GOAL OF THE EXERCISE: From the listing that follows, extract every line and set it down unaltered.

::::::

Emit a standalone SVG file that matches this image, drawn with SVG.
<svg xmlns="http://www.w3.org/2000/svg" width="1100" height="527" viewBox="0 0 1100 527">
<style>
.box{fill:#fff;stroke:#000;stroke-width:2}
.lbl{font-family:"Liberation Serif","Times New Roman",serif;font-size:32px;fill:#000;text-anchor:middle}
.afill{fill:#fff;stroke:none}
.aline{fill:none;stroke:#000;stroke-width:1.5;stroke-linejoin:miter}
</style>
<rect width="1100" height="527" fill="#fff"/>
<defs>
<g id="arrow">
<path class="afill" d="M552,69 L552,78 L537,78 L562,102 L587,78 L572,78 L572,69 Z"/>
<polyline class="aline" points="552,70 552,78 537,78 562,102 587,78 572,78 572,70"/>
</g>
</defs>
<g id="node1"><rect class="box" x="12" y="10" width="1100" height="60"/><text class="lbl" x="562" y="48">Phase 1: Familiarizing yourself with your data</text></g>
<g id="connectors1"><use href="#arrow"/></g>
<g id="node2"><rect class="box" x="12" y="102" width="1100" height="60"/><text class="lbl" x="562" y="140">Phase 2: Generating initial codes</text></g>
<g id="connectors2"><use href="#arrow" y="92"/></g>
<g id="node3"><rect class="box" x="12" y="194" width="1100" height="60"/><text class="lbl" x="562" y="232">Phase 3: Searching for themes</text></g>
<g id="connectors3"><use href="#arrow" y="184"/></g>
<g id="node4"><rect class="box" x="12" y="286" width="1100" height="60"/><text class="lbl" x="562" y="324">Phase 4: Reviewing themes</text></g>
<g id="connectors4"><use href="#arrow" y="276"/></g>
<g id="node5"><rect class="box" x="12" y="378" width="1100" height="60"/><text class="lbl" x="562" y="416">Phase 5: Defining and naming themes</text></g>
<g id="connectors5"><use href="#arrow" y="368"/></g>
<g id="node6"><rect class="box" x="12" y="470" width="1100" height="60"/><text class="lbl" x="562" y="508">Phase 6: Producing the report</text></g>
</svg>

::::::

THE RESPONSE:
Emit a standalone SVG file that matches this image, drawn with SVG.
<svg xmlns="http://www.w3.org/2000/svg" width="1100" height="527" viewBox="0 0 1100 527">
<style>
.box{fill:#fff;stroke:#000;stroke-width:2}
.lbl{font-family:"Liberation Serif","Times New Roman",serif;font-size:32px;fill:#000;text-anchor:middle}
.afill{fill:#fff;stroke:none}
.aline{fill:none;stroke:#000;stroke-width:1.5;stroke-linejoin:miter}
</style>
<rect width="1100" height="527" fill="#fff"/>
<defs>
<g id="arrow">
<path class="afill" d="M552,69 L552,78 L537,78 L562,102 L587,78 L572,78 L572,69 Z"/>
<polyline class="aline" points="552,70 552,78 537,78 562,102 587,78 572,78 572,70"/>
</g>
</defs>
<g id="node1"><rect class="box" x="12" y="10" width="1100" height="60"/><text class="lbl" x="562" y="48">Phase 1: Familiarizing yourself with your data</text></g>
<g id="connectors1"><use href="#arrow"/></g>
<g id="node2"><rect class="box" x="12" y="102" width="1100" height="60"/><text class="lbl" x="562" y="140">Phase 2: Generating initial codes</text></g>
<g id="connectors2"><use href="#arrow" y="92"/></g>
<g id="node3"><rect class="box" x="12" y="194" width="1100" height="60"/><text class="lbl" x="562" y="232">Phase 3: Searching for themes</text></g>
<g id="connectors3"><use href="#arrow" y="184"/></g>
<g id="node4"><rect class="box" x="12" y="286" width="1100" height="60"/><text class="lbl" x="562" y="324">Phase 4: Reviewing themes</text></g>
<g id="connectors4"><use href="#arrow" y="276"/></g>
<g id="node5"><rect class="box" x="12" y="378" width="1100" height="60"/><text class="lbl" x="562" y="416">Phase 5: Defining and naming themes</text></g>
<g id="connectors5"><use href="#arrow" y="368"/></g>
<g id="node6"><rect class="box" x="12" y="470" width="1100" height="60"/><text class="lbl" x="562" y="508">Phase 6: Producing the report</text></g>
</svg>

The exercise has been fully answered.